Congressman discusses spending, war

He’s an author and a bluegrass band harmonica player – and he also happens to be a key decision maker for government spending.

Wisconsin Congressman Dave Obey, chairman of the House Appropriations Committee, spoke to students and members of the political science department Thursday night at the Whitten Learning Center. Obey’s discussion focused on spending and money.

“When I ran [for Congress] I spent $45,000 to get elected. Now some people are spending six or seven million dollars to get elected,” Obey said. “Money is much more dominant [now].”

Obey, a Democrat, has been a member of Congress for the last 38 years, while serving on the House Appropriations Committee since 1994. The committee is one of the most powerful in Congress, as it sets the government’s expenditures every year and decides which parts of the president’s proposed budget get passed.

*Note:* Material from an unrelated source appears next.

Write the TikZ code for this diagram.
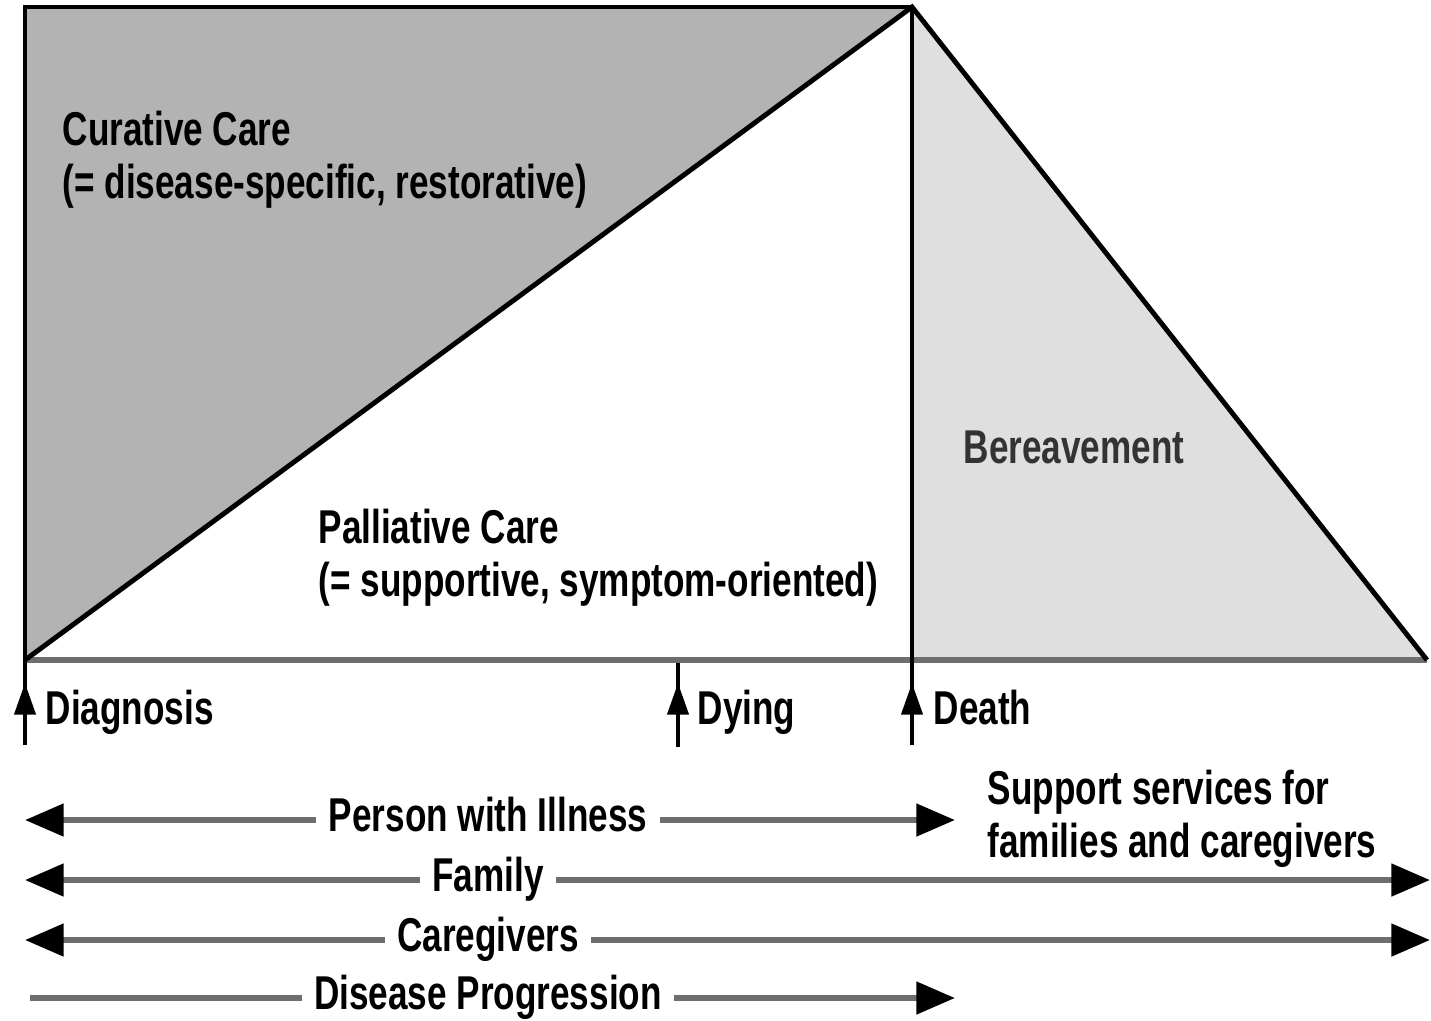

Obey stressed the committee’s importance by citing examples from this year’s budget that affected college students.

“If our budget [didn’t pass], the only financial assistance [college students] would have would be Pell Grants and work study,” Obey said.

Besides money talk, Obey also expressed his contempt for the Iraq War, which he called “the dumbest war we’ve been in since the War of 1812.” Obey voted against the Persian Gulf War as well as the Iraq War.

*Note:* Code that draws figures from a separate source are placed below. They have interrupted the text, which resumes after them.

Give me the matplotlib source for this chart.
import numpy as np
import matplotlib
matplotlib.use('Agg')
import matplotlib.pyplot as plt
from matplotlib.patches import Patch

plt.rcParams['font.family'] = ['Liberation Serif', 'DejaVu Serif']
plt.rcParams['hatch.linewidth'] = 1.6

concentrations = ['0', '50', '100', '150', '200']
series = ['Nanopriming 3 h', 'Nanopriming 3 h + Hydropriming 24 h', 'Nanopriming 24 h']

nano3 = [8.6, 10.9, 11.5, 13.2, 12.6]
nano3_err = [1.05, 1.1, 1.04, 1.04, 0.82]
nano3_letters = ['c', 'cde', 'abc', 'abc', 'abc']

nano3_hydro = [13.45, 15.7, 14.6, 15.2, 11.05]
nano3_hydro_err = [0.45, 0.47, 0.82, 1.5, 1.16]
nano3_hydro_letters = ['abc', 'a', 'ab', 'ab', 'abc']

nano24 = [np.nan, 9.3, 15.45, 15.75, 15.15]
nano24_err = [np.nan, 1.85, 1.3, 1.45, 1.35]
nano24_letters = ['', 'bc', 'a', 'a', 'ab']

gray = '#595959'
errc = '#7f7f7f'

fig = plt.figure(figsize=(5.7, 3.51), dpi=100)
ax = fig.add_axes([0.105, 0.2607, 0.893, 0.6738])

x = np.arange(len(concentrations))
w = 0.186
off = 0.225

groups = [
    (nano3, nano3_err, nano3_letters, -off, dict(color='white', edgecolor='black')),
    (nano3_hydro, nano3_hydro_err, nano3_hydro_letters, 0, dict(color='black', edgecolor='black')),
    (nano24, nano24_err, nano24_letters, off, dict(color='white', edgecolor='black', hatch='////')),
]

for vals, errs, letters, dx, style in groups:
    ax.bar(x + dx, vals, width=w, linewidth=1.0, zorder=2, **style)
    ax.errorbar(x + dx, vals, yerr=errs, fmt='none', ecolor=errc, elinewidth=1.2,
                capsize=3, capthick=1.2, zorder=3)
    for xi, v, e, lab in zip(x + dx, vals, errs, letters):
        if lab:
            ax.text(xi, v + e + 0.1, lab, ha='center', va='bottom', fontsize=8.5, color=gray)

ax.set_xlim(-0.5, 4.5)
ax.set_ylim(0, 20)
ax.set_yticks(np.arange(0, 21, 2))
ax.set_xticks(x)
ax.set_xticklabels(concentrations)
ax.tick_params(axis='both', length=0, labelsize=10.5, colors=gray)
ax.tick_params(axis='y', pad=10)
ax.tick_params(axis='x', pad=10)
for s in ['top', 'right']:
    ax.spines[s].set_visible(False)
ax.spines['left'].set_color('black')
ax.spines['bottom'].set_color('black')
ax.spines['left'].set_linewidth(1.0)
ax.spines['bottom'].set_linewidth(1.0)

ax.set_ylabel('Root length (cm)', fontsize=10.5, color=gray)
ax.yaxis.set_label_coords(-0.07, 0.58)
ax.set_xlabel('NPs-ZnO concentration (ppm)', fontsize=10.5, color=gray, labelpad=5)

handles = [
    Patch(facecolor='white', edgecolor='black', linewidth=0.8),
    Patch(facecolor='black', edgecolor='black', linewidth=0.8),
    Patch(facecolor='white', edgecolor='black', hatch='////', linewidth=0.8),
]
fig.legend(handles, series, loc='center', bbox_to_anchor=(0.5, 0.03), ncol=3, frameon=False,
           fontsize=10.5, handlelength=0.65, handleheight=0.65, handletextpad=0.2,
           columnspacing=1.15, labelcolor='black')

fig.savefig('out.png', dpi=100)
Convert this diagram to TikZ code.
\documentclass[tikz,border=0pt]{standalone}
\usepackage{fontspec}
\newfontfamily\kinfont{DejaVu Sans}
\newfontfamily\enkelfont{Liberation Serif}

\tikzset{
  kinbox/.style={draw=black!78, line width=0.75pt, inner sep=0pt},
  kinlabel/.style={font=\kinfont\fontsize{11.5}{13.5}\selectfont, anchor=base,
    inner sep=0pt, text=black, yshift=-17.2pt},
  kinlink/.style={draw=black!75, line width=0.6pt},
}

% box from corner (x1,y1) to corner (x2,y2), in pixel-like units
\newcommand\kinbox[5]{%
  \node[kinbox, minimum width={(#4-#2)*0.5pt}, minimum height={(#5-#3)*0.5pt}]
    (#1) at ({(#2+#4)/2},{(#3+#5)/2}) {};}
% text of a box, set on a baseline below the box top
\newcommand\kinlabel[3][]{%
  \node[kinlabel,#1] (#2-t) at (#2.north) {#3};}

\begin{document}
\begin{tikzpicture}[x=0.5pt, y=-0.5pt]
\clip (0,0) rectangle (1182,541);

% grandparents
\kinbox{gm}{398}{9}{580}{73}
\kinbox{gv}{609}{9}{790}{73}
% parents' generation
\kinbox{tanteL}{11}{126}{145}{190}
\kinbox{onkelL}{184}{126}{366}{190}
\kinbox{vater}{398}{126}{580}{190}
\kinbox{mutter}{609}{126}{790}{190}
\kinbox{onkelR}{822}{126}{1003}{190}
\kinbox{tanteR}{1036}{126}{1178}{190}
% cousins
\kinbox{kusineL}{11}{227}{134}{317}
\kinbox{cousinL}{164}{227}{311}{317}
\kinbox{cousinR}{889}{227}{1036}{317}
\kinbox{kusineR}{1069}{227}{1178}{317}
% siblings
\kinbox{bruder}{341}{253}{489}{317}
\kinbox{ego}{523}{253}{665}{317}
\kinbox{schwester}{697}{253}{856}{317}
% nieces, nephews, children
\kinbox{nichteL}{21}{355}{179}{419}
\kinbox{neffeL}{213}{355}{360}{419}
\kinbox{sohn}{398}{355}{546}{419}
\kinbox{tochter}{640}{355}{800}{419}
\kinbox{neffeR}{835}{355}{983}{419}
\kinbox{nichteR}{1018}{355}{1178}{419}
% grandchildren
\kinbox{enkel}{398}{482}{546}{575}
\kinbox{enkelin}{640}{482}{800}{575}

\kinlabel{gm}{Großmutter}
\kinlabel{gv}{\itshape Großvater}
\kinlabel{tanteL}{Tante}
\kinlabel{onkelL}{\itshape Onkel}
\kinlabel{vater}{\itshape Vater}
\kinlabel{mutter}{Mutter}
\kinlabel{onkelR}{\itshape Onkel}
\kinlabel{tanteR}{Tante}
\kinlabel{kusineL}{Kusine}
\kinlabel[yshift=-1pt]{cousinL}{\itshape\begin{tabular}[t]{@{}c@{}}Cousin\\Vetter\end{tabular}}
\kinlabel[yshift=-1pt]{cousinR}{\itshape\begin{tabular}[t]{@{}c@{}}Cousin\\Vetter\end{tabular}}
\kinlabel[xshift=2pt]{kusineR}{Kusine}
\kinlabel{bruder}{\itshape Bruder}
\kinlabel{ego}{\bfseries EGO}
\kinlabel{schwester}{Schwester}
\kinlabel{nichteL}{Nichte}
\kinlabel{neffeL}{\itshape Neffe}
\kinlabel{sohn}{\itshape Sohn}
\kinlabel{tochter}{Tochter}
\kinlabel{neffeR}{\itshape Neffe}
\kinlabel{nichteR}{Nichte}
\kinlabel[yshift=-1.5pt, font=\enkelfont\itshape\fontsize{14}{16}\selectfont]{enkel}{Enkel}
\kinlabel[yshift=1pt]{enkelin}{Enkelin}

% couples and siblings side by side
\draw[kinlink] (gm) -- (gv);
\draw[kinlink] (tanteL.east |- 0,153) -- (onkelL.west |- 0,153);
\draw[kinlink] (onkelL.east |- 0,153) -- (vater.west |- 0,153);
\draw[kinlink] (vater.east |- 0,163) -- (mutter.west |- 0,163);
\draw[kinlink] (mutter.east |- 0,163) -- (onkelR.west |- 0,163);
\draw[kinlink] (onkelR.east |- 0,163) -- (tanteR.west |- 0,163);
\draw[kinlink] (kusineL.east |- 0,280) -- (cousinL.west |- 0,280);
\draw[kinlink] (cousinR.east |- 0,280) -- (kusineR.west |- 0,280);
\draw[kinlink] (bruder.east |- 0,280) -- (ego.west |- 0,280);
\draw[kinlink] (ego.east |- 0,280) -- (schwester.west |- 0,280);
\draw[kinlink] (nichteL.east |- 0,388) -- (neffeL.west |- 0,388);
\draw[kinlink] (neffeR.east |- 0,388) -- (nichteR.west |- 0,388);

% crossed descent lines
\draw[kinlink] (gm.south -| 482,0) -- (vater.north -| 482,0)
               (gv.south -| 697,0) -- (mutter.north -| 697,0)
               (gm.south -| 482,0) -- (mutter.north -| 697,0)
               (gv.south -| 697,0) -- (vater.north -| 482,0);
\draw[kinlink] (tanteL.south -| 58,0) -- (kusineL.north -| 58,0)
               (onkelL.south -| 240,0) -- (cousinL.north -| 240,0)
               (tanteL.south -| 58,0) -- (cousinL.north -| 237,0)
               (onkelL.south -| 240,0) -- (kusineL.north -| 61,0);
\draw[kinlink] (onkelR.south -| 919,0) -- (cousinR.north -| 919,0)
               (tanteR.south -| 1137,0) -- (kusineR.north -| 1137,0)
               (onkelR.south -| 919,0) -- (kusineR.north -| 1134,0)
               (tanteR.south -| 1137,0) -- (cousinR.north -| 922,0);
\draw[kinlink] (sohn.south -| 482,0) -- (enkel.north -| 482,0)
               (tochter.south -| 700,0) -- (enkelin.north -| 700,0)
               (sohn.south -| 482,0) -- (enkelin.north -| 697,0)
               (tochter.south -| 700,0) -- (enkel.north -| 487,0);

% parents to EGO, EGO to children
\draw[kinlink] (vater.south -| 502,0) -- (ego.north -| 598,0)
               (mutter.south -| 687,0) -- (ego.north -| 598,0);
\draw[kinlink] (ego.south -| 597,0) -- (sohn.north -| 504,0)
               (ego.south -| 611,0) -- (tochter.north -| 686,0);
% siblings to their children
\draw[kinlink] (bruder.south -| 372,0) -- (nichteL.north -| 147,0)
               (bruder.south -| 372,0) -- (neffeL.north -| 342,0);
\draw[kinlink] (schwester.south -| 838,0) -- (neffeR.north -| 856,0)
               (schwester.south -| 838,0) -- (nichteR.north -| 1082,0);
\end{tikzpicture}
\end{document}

Obey, who originally planned to teach Russian politics before becoming a member of the legislative branch, initiated last Thursday’s lecture.

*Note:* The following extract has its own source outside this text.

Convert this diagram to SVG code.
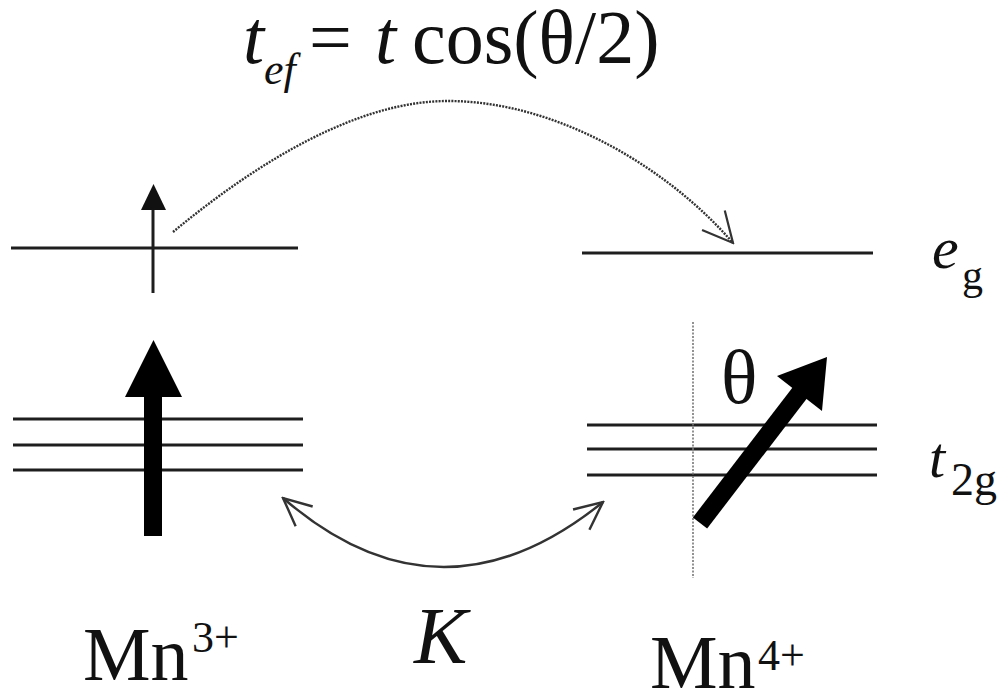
<svg xmlns="http://www.w3.org/2000/svg" width="1005" height="692" viewBox="0 0 1005 692">
<style>
.lvl{stroke:#1e1e1e;stroke-width:3;fill:none}
.t{font-family:"Liberation Serif","Times New Roman",serif;fill:#111}
.i{font-style:italic}
.dot{stroke:#333;stroke-width:2.4;stroke-dasharray:2,1.2;fill:none}
</style>
<defs>
<marker id="open2" viewBox="-34 -20 36 40" markerWidth="36" markerHeight="40" refX="0" refY="0" orient="auto" markerUnits="userSpaceOnUse">
<path d="M-30,-15 L0,0 L-30,15" fill="none" stroke="#333" stroke-width="2.2"/>
</marker>
<marker id="openK" viewBox="-34 -20 36 40" markerWidth="36" markerHeight="40" refX="0" refY="0" orient="auto-start-reverse" markerUnits="userSpaceOnUse">
<path d="M-28,-13 L0,0 L-28,13" fill="none" stroke="#333" stroke-width="2.4"/>
</marker>
</defs>
<rect width="1005" height="692" fill="#fff"/>

<g id="mn3">
<line class="lvl" x1="11" y1="248" x2="298" y2="248"/>
<line class="lvl" x1="153" y1="208" x2="153" y2="293"/>
<polygon points="141,210 166,210 153.5,184" fill="#111"/>
<line class="lvl" x1="13" y1="419" x2="303" y2="419"/>
<line class="lvl" x1="13" y1="445" x2="303" y2="445"/>
<line class="lvl" x1="13" y1="470" x2="303" y2="470"/>
<rect x="144" y="394" width="18" height="142" fill="#000"/>
<polygon points="125,397 182,397 153.5,340" fill="#000"/>
<text class="t" x="83" y="680" font-size="76">Mn<tspan x="192" y="652" font-size="44">3+</tspan></text>
</g>

<g id="mn4">
<line class="lvl" x1="582" y1="253" x2="873" y2="253"/>
<line class="lvl" x1="587" y1="425" x2="877" y2="425"/>
<line class="lvl" x1="587" y1="449" x2="877" y2="449"/>
<line class="lvl" x1="587" y1="475" x2="877" y2="475"/>
<line x1="693" y1="322" x2="693" y2="578" stroke="#777" stroke-width="1.6" stroke-dasharray="2,1.5"/>
<text class="t" x="721" y="403" font-size="76">θ</text>
<line x1="700" y1="523" x2="802" y2="390" stroke="#000" stroke-width="18"/>
<polygon points="827,357 822,411 777,376" fill="#000"/>
<text class="t" x="650" y="688" font-size="76">Mn<tspan x="758" y="670" font-size="44">4+</tspan></text>
</g>

<g id="labels">
<text class="t i" x="932" y="268" font-size="60">e<tspan x="962" y="289" font-size="42" font-style="normal">g</tspan></text>
<text class="t i" x="929" y="477" font-size="58">t<tspan x="951" y="495" font-size="46" font-style="normal">2g</tspan></text>
<text class="t" x="243" y="63" font-size="76"><tspan class="i">t</tspan><tspan class="i" x="264" y="84" font-size="44">ef</tspan><tspan x="309" y="63">=</tspan><tspan class="i" x="375" y="63">t</tspan><tspan x="412" y="63">cos(θ/2)</tspan></text>
<text class="t i" x="414" y="663" font-size="80">K</text>
</g>

<g id="connectors">
<path class="dot" d="M173,232 C260,160 360,100 450,101 C560,102 670,170 733,243" marker-end="url(#open2)"/>
<path d="M283,498 Q440,634 603,502" fill="none" stroke="#333" stroke-width="2.4" marker-start="url(#openK)" marker-end="url(#openK)"/>
</g>
</svg>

“He actually called us,” said Michael Abrams, professor of political science, whose class hosted the representative’s presentation.

After answering questions from the students, Obey ended his visit by signing copies of his book, Raising Hell for Justice.

“I think he did a very good job of covering a wide variety of issues,” Andrew Jacobs, a senior, said. “I felt the most important point isn’t that we’re spending too much, it’s that we’re spending it in the wrong places.”

Other students shared a similar sentiment.

“I’m actually glad there’s people like him in Congress,” Andres Avellaneda, a junior, said. “It gives me faith in democracy.”